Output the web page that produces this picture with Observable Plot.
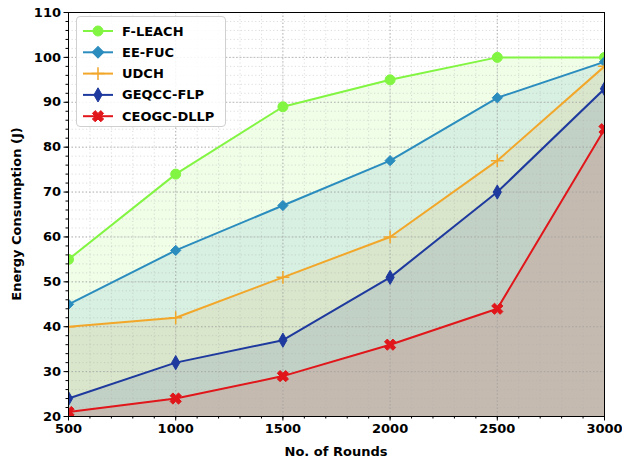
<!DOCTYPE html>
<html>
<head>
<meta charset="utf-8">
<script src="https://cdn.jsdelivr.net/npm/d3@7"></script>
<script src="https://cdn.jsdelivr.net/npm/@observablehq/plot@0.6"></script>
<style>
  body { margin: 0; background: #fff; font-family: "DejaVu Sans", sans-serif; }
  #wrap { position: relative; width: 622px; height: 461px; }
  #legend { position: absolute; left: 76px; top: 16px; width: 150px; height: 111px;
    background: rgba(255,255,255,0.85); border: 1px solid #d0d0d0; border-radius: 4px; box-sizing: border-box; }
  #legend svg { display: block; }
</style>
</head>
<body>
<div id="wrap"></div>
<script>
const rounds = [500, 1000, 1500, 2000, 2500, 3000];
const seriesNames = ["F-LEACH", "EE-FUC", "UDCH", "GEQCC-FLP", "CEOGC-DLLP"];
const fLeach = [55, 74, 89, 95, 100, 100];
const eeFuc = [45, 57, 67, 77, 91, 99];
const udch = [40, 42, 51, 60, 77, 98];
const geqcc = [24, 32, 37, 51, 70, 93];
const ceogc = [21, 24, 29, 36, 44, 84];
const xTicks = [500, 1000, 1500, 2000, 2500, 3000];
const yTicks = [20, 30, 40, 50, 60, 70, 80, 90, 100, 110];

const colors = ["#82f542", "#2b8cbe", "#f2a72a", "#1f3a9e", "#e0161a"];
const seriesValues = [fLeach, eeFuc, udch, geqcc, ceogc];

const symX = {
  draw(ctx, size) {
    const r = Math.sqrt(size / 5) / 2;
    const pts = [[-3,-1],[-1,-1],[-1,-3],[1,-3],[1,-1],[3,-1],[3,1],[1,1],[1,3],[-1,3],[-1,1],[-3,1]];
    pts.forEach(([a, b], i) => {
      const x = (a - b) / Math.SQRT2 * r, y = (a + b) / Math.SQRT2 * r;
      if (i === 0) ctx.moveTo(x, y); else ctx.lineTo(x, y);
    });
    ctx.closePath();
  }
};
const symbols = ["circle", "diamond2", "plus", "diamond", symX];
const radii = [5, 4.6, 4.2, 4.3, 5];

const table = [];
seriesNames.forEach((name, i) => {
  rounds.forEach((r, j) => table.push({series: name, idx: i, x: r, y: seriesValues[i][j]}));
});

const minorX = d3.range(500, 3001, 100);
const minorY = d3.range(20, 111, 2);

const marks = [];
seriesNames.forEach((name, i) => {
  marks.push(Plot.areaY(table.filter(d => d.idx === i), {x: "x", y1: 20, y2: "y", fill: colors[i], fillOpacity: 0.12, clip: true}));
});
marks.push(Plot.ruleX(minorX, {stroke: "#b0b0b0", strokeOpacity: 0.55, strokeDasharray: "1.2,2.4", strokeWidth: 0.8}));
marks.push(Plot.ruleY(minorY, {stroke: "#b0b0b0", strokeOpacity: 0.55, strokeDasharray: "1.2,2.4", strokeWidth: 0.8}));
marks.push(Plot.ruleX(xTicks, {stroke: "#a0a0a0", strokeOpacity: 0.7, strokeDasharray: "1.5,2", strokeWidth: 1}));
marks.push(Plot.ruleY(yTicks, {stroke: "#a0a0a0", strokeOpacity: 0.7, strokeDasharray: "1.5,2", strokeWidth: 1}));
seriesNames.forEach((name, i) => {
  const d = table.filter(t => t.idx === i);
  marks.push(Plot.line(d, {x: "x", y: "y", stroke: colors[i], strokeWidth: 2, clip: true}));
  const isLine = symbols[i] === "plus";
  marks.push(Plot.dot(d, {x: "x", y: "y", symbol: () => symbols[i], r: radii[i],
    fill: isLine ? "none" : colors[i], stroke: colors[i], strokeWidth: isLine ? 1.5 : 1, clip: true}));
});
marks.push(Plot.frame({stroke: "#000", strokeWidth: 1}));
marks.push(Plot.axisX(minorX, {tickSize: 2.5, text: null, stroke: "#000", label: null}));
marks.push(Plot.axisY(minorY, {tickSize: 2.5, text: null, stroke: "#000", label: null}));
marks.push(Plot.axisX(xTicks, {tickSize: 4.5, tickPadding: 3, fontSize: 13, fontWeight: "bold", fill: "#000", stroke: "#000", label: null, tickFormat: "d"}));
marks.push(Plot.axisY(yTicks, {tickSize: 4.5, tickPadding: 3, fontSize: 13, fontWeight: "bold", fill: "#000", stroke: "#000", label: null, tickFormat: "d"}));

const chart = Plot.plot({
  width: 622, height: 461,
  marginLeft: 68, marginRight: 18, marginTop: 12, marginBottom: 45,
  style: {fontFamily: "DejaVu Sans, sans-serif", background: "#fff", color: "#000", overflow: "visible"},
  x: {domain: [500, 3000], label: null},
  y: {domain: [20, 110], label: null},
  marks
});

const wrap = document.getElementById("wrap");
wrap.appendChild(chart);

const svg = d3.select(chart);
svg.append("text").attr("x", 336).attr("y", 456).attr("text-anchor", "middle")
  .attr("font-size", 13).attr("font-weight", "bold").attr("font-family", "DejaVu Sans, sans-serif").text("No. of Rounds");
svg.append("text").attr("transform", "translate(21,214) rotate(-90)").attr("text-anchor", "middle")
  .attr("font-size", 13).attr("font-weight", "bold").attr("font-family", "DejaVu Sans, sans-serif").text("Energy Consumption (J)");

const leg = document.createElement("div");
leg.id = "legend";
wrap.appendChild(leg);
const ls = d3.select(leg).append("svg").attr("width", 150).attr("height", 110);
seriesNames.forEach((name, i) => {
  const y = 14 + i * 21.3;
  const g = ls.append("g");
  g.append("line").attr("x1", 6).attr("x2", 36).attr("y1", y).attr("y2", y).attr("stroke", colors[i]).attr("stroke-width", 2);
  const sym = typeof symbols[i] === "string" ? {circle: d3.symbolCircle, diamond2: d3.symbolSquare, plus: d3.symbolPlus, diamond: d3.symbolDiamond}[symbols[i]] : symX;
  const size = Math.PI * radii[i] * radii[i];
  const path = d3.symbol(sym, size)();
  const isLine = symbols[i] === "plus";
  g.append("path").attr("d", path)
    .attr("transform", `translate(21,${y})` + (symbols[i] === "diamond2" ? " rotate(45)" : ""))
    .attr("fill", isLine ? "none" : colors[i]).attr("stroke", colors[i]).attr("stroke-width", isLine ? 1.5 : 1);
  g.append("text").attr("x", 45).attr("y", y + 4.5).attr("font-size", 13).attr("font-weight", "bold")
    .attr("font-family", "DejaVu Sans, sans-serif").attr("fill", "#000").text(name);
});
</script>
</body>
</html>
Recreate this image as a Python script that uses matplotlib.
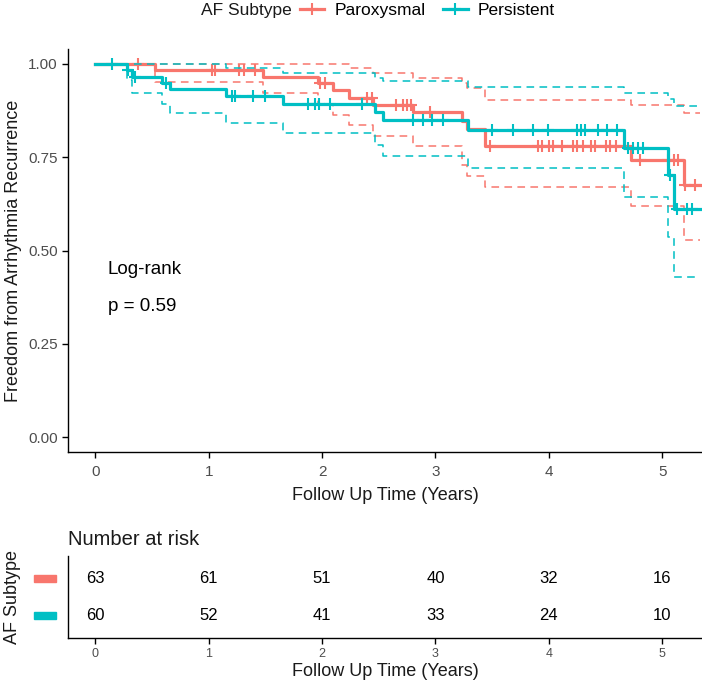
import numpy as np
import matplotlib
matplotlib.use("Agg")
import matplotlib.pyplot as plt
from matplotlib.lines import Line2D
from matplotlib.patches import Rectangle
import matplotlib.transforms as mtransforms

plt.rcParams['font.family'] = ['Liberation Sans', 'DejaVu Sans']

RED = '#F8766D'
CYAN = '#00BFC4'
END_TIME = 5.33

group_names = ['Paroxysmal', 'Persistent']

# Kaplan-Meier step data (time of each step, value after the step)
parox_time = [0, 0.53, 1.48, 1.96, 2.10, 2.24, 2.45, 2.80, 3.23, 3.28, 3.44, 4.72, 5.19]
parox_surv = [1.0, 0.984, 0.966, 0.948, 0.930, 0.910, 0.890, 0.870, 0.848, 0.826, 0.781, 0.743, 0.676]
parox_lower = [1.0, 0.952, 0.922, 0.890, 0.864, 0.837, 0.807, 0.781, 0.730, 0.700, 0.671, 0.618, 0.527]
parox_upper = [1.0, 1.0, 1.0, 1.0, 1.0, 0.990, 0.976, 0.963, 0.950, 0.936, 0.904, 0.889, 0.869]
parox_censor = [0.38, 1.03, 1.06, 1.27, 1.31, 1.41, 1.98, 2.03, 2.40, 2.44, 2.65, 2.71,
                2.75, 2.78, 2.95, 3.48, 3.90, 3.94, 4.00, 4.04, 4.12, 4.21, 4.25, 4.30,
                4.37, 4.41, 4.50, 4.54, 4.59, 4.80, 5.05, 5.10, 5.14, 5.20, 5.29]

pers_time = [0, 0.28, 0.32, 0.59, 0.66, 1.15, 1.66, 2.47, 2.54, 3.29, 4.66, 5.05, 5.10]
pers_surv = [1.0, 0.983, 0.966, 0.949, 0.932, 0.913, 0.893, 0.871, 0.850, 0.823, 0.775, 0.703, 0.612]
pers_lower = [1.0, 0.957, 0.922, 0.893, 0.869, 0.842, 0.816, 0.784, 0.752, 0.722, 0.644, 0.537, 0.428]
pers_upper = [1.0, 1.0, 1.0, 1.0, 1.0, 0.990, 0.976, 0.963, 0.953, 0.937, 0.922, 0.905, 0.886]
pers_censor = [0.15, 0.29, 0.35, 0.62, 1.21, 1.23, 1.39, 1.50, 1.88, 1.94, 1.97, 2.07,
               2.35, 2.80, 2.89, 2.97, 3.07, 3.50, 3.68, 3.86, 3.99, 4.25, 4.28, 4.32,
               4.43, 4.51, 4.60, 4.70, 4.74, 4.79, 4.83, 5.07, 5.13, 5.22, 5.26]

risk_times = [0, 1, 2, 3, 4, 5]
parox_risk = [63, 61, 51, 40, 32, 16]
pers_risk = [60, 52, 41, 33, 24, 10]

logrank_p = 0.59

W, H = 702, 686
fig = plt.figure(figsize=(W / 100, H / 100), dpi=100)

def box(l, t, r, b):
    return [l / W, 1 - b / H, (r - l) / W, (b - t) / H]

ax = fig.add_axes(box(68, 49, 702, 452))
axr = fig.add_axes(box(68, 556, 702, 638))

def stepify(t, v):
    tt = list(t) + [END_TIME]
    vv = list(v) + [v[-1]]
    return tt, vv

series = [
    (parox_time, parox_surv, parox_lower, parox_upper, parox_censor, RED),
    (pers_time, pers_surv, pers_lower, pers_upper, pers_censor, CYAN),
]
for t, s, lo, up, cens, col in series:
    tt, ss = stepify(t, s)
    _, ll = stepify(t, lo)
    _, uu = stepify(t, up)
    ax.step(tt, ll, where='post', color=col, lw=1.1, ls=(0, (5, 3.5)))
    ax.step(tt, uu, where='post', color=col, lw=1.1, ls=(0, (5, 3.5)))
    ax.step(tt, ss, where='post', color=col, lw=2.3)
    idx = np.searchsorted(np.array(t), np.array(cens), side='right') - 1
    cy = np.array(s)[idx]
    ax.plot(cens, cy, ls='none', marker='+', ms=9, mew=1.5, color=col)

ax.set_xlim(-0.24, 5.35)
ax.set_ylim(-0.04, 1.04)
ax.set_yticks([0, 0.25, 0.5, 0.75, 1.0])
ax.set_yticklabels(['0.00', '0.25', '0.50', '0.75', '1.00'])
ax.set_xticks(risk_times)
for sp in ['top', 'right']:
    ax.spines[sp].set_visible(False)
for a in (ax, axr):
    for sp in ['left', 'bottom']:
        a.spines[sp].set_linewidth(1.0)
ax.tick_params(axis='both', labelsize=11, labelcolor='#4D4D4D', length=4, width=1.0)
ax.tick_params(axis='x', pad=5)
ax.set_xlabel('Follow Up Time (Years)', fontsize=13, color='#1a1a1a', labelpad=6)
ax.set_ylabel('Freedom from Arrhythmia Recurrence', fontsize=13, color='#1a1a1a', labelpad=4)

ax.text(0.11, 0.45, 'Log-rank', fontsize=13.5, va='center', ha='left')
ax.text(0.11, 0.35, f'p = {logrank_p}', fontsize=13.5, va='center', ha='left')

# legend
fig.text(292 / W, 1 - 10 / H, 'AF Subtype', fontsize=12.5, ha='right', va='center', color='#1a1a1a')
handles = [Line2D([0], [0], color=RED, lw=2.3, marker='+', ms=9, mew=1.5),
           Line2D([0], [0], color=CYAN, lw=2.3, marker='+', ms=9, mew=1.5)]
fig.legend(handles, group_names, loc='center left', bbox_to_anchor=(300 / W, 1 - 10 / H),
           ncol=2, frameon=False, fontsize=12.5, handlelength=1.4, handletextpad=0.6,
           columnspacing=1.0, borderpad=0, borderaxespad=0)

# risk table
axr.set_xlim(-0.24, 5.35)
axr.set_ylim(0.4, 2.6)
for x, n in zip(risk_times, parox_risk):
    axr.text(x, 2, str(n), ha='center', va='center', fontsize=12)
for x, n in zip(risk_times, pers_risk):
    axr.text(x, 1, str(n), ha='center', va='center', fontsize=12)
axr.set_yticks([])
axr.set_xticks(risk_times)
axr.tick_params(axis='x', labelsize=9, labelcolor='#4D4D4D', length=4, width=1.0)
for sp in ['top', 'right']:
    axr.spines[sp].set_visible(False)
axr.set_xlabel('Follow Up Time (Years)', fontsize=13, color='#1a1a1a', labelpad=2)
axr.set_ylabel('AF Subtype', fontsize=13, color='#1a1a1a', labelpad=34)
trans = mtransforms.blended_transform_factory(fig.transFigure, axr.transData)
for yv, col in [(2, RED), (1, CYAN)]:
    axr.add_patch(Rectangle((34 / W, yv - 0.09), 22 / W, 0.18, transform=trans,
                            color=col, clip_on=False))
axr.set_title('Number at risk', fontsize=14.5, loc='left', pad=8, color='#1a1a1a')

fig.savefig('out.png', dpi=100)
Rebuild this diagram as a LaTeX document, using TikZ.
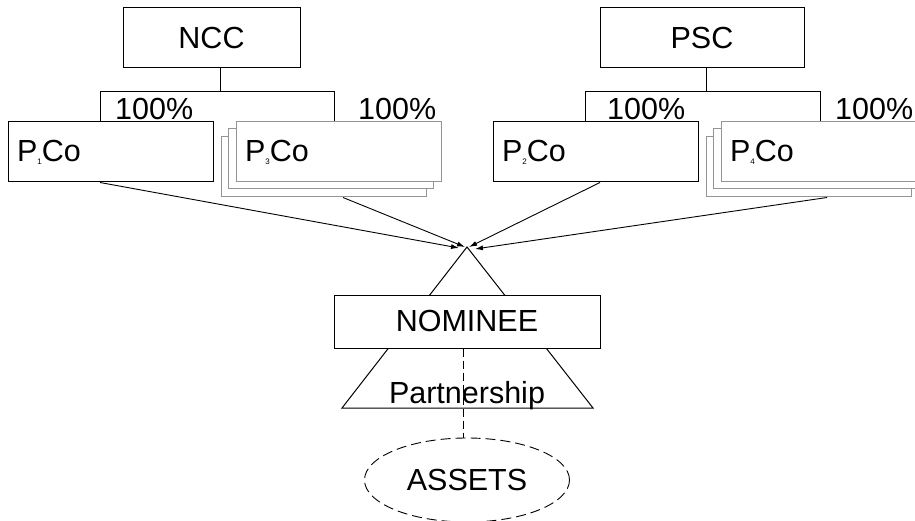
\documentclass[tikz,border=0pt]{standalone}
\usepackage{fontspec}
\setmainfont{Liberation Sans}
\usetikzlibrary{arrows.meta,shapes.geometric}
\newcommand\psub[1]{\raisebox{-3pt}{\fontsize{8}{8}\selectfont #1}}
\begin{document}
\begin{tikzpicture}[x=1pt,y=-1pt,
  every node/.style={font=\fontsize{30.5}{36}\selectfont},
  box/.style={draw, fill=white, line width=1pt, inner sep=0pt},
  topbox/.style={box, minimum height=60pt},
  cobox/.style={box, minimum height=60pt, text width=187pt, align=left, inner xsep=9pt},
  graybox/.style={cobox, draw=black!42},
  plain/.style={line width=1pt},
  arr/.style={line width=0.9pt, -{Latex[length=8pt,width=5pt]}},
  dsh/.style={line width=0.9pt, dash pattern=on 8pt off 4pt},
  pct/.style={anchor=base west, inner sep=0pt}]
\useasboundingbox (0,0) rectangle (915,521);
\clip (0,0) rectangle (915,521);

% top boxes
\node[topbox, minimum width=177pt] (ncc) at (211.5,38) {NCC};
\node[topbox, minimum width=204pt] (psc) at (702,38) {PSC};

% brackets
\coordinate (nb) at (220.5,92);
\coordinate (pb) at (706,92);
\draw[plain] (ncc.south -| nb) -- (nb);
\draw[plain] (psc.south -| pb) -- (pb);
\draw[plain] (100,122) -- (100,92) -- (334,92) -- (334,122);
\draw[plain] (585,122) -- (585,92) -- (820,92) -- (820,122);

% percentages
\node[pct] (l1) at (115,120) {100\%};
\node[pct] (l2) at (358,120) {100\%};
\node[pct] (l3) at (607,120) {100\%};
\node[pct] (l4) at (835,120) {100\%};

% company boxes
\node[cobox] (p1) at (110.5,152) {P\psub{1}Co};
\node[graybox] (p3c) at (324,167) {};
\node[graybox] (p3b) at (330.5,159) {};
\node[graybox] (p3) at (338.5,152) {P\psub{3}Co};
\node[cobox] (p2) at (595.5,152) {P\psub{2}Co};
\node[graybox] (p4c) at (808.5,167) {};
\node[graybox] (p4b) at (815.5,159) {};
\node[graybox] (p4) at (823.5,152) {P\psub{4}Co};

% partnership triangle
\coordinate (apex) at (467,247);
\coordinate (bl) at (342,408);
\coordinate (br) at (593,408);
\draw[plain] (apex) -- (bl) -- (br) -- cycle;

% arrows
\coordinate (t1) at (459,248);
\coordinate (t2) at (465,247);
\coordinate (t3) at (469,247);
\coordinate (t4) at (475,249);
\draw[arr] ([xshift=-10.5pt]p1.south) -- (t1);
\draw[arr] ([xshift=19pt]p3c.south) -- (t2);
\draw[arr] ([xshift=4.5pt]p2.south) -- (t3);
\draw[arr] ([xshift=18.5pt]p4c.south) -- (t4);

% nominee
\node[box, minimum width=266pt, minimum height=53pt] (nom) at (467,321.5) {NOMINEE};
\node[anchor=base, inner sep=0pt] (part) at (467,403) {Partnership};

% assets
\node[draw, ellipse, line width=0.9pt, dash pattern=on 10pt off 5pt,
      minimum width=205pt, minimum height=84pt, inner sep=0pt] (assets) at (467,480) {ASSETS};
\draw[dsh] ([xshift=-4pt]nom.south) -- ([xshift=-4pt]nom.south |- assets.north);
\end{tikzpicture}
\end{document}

**EXERCISE INSTRUCTIONS**: Go to the line that contains "Recreate this image" and copy from there down to the line that contains "5.14, 5.20, 5.29]", with both lines included. Pass over the pictures.

**FULL RESPONSE**:
Recreate this image as a Python script that uses matplotlib.
import numpy as np
import matplotlib
matplotlib.use("Agg")
import matplotlib.pyplot as plt
from matplotlib.lines import Line2D
from matplotlib.patches import Rectangle
import matplotlib.transforms as mtransforms

plt.rcParams['font.family'] = ['Liberation Sans', 'DejaVu Sans']

RED = '#F8766D'
CYAN = '#00BFC4'
END_TIME = 5.33

group_names = ['Paroxysmal', 'Persistent']

# Kaplan-Meier step data (time of each step, value after the step)
parox_time = [0, 0.53, 1.48, 1.96, 2.10, 2.24, 2.45, 2.80, 3.23, 3.28, 3.44, 4.72, 5.19]
parox_surv = [1.0, 0.984, 0.966, 0.948, 0.930, 0.910, 0.890, 0.870, 0.848, 0.826, 0.781, 0.743, 0.676]
parox_lower = [1.0, 0.952, 0.922, 0.890, 0.864, 0.837, 0.807, 0.781, 0.730, 0.700, 0.671, 0.618, 0.527]
parox_upper = [1.0, 1.0, 1.0, 1.0, 1.0, 0.990, 0.976, 0.963, 0.950, 0.936, 0.904, 0.889, 0.869]
parox_censor = [0.38, 1.03, 1.06, 1.27, 1.31, 1.41, 1.98, 2.03, 2.40, 2.44, 2.65, 2.71,
                2.75, 2.78, 2.95, 3.48, 3.90, 3.94, 4.00, 4.04, 4.12, 4.21, 4.25, 4.30,
                4.37, 4.41, 4.50, 4.54, 4.59, 4.80, 5.05, 5.10, 5.14, 5.20, 5.29]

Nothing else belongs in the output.